GIVEN EXERCISE => Set the data down again, exactly as it reads, but without the pictures.

— Start DATA SEGMENT —

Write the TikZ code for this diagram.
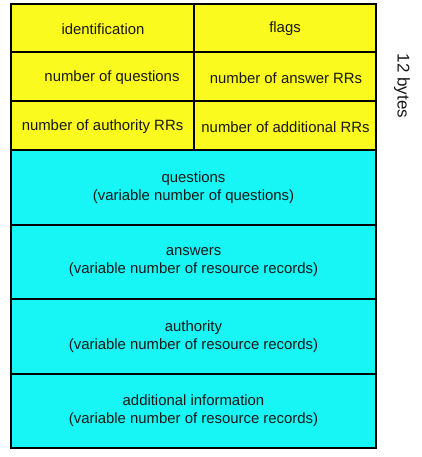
\documentclass[tikz,border=0pt]{standalone}
\usepackage{fontspec}
\setmainfont{Liberation Sans}
\definecolor{hdrfill}{RGB}{250,250,30}
\definecolor{secfill}{RGB}{24,245,245}
\begin{document}
\begin{tikzpicture}[x=1pt,y=-1pt,
  cell/.style={draw=black,line width=2.3pt},
  lbl/.style={font=\fontsize{14.9}{18}\selectfont,align=center,text=black!90}]
\useasboundingbox (0,0) rectangle (422,457);
% header fields (12 bytes)
\filldraw[cell,fill=hdrfill] (11,4) rectangle (194,52);
\filldraw[cell,fill=hdrfill] (194,4) rectangle (376,52);
\filldraw[cell,fill=hdrfill] (11,52) rectangle (194,101);
\filldraw[cell,fill=hdrfill] (194,52) rectangle (376,101);
\filldraw[cell,fill=hdrfill] (11,101) rectangle (194,150);
\filldraw[cell,fill=hdrfill] (194,101) rectangle (376,150);
% variable-length sections
\filldraw[cell,fill=secfill] (11,150) rectangle (376,225);
\filldraw[cell,fill=secfill] (11,225) rectangle (376,299);
\filldraw[cell,fill=secfill] (11,299) rectangle (376,374);
\filldraw[cell,fill=secfill] (11,374) rectangle (376,448);
% labels
\node[lbl] (id) at (103,29) {identification};
\node[lbl] (fl) at (285,29) {flags};
\node[lbl] (nq) at (112,78) {number of questions};
\node[lbl] (na) at (286,78) {number of answer RRs};
\node[lbl] (nau) at (102.5,127) {number of authority RRs};
\node[lbl] (nad) at (285.5,127) {number of additional RRs};
\node[lbl] (q) at (193.5,188) {questions\\(variable number of questions)};
\node[lbl] (an) at (193.5,262) {answers\\(variable number of resource records)};
\node[lbl] (au) at (193.5,337) {authority\\(variable number of resource records)};
\node[lbl] (ad) at (193.5,411) {additional information\\(variable number of resource records)};
\node[lbl,font=\fontsize{17}{20}\selectfont,rotate=-90] (hb) at (402,86) {12 bytes};
\end{tikzpicture}
\end{document}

— End DATA SEGMENT —

TASK SOLUTION =>
Write the TikZ code for this diagram.
\documentclass[tikz,border=0pt]{standalone}
\usepackage{fontspec}
\setmainfont{Liberation Sans}
\definecolor{hdrfill}{RGB}{250,250,30}
\definecolor{secfill}{RGB}{24,245,245}
\begin{document}
\begin{tikzpicture}[x=1pt,y=-1pt,
  cell/.style={draw=black,line width=2.3pt},
  lbl/.style={font=\fontsize{14.9}{18}\selectfont,align=center,text=black!90}]
\useasboundingbox (0,0) rectangle (422,457);
% header fields (12 bytes)
\filldraw[cell,fill=hdrfill] (11,4) rectangle (194,52);
\filldraw[cell,fill=hdrfill] (194,4) rectangle (376,52);
\filldraw[cell,fill=hdrfill] (11,52) rectangle (194,101);
\filldraw[cell,fill=hdrfill] (194,52) rectangle (376,101);
\filldraw[cell,fill=hdrfill] (11,101) rectangle (194,150);
\filldraw[cell,fill=hdrfill] (194,101) rectangle (376,150);
% variable-length sections
\filldraw[cell,fill=secfill] (11,150) rectangle (376,225);
\filldraw[cell,fill=secfill] (11,225) rectangle (376,299);
\filldraw[cell,fill=secfill] (11,299) rectangle (376,374);
\filldraw[cell,fill=secfill] (11,374) rectangle (376,448);
% labels
\node[lbl] (id) at (103,29) {identification};
\node[lbl] (fl) at (285,29) {flags};
\node[lbl] (nq) at (112,78) {number of questions};
\node[lbl] (na) at (286,78) {number of answer RRs};
\node[lbl] (nau) at (102.5,127) {number of authority RRs};
\node[lbl] (nad) at (285.5,127) {number of additional RRs};
\node[lbl] (q) at (193.5,188) {questions\\(variable number of questions)};
\node[lbl] (an) at (193.5,262) {answers\\(variable number of resource records)};
\node[lbl] (au) at (193.5,337) {authority\\(variable number of resource records)};
\node[lbl] (ad) at (193.5,411) {additional information\\(variable number of resource records)};
\node[lbl,font=\fontsize{17}{20}\selectfont,rotate=-90] (hb) at (402,86) {12 bytes};
\end{tikzpicture}
\end{document}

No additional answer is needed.